Steven Hirsch, detail from the painting “20,000 Leagues on the Sea,” undated, watercolor and pencil on paper, 12 x 9 inches (30.5 x 22.9 centimeters). Photo courtesy of the artist
FROM CAMERA TO PAINTBRUSH: MAKING PICTURES WITH STEVEN HIRSCH

THE NEW YORK-BASED ARTIST HAS ALWAYS HAD AN EYE FOR SUBJECTS ON THE EDGES




by Edward M. Gómez

In the lead-up to the 2022 Outsider Art Fair, which will take place in New York from March 3 through March 6, in this issue, we’re looking at the work and life experiences of a few artists — Dan Knight in London, Issei Nishimura in Nagoya, Japan, and Steven Hirsch in New York — who find themselves, either by choice or by the force of circumstances, somewhere on the margins of mainstream society and culture, or not closely connected to the infrastructure of the mainstream art establishment.

(See brutjournal London correspondent Cathy Ward’s report about and interview with Knight on this issue’s HOME PAGE, and my own article, coming soon, about Nishimura.
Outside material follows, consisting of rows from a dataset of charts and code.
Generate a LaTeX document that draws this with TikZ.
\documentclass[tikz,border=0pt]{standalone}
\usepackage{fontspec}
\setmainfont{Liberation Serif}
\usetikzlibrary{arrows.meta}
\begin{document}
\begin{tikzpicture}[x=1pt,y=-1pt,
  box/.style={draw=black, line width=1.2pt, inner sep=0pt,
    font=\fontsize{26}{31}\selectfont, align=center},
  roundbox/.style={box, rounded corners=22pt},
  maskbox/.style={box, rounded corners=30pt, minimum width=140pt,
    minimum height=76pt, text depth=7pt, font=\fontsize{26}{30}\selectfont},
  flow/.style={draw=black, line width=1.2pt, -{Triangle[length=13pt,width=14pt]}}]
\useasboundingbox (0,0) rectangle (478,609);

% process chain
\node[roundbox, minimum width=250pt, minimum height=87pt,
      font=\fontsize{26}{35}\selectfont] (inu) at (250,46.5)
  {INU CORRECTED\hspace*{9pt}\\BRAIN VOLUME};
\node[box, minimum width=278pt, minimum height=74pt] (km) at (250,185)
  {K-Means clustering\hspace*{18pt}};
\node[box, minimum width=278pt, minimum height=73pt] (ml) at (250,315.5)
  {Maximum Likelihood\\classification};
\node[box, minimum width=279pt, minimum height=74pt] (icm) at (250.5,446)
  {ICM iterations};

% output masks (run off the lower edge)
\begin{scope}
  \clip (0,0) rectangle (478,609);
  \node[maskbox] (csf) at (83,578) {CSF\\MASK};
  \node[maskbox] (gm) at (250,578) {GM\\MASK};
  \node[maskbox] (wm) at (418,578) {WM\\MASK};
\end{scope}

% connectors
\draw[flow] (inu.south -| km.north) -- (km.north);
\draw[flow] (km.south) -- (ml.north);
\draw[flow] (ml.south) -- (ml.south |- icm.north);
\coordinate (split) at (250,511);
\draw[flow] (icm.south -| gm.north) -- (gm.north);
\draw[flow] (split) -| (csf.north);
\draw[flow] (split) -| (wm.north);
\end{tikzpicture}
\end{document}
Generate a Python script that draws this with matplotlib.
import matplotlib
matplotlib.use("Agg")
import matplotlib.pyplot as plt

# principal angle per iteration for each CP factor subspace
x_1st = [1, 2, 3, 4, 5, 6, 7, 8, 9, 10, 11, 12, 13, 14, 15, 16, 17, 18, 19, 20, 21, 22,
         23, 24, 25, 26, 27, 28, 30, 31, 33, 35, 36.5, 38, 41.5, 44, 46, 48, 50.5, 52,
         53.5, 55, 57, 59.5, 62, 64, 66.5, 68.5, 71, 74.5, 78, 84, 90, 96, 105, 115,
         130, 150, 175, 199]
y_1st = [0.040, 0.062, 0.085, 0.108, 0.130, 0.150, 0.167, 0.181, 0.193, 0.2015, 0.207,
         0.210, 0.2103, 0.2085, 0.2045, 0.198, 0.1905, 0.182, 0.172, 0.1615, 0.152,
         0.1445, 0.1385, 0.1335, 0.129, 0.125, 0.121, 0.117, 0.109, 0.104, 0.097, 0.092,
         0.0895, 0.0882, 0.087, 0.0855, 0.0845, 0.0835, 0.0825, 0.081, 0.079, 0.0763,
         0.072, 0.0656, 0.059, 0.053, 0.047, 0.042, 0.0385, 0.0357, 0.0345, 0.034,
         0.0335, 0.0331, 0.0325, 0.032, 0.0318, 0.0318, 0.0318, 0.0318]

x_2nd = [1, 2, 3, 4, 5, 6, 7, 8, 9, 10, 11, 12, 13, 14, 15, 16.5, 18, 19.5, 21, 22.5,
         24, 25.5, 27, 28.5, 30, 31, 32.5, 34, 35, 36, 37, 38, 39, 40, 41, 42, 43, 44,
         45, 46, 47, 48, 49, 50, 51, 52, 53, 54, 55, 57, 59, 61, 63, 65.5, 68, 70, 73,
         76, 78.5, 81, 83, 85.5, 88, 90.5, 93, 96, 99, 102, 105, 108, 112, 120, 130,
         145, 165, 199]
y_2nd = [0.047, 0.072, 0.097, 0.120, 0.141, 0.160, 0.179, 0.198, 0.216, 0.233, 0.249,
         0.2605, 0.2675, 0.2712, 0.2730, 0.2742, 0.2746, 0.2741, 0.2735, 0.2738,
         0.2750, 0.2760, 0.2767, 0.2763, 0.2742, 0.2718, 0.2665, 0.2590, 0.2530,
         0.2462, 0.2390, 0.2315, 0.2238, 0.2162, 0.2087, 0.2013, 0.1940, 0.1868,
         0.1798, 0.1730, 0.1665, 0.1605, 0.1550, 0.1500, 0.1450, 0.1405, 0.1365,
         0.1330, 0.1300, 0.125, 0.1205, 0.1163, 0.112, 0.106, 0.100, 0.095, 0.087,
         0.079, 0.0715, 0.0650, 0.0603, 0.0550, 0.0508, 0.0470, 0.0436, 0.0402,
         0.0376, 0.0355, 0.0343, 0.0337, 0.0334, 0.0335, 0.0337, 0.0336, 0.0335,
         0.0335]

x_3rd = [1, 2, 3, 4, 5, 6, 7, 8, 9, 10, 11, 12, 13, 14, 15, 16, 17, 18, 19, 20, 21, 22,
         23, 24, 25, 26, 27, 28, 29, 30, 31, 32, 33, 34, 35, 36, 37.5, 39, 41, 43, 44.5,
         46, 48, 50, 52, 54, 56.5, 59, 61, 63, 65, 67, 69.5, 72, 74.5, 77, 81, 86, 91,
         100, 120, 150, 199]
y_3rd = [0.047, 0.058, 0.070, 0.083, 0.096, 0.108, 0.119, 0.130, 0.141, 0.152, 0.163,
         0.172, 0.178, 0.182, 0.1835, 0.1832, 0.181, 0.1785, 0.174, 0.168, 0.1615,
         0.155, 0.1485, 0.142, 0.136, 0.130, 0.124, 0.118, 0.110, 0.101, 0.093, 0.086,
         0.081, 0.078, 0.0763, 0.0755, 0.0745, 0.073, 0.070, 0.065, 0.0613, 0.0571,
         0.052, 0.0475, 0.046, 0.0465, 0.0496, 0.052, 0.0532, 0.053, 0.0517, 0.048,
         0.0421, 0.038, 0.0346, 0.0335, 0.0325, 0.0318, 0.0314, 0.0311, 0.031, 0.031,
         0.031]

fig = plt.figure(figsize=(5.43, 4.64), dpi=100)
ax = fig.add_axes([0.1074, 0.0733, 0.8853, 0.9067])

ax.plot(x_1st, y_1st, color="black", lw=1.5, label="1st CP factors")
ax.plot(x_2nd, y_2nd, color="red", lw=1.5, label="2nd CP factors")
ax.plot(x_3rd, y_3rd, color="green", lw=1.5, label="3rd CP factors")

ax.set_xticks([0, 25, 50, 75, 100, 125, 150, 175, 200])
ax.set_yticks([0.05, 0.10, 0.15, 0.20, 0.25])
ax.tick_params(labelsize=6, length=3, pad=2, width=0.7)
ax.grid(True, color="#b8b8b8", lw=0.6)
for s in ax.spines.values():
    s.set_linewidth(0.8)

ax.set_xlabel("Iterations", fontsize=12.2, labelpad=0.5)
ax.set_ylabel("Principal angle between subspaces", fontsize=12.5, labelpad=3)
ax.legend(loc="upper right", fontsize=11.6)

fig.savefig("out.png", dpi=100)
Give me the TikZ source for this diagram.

It will appear on the BIG PAGE.)

In fact, in practical terms, just how much of an outsider each of these artists might be vis-à-vis the various poles of the so-called mainstream may well depend not so much on how his status is assessed and labeled by taste-makers and influential voices in that mainstream — by those on the “inside,” that is — but rather by how each one of them regards his own position in relation to that status-determining system.

Steven Hirsch, "Delta" (2021), watercolor and pencil on paper, 9 x 12 inches (22.9 x 30.5 centimeters). Photo courtesy of the artist

The use of the “outsider” label should have no judgmental connotation when used in reference to their respective bodies of work. It may serve as a useful tag to help viewers orient these artists’ creations in relation to those of others who may be academically trained or not, but it need not become or be seen as a taxonomic straitjacket.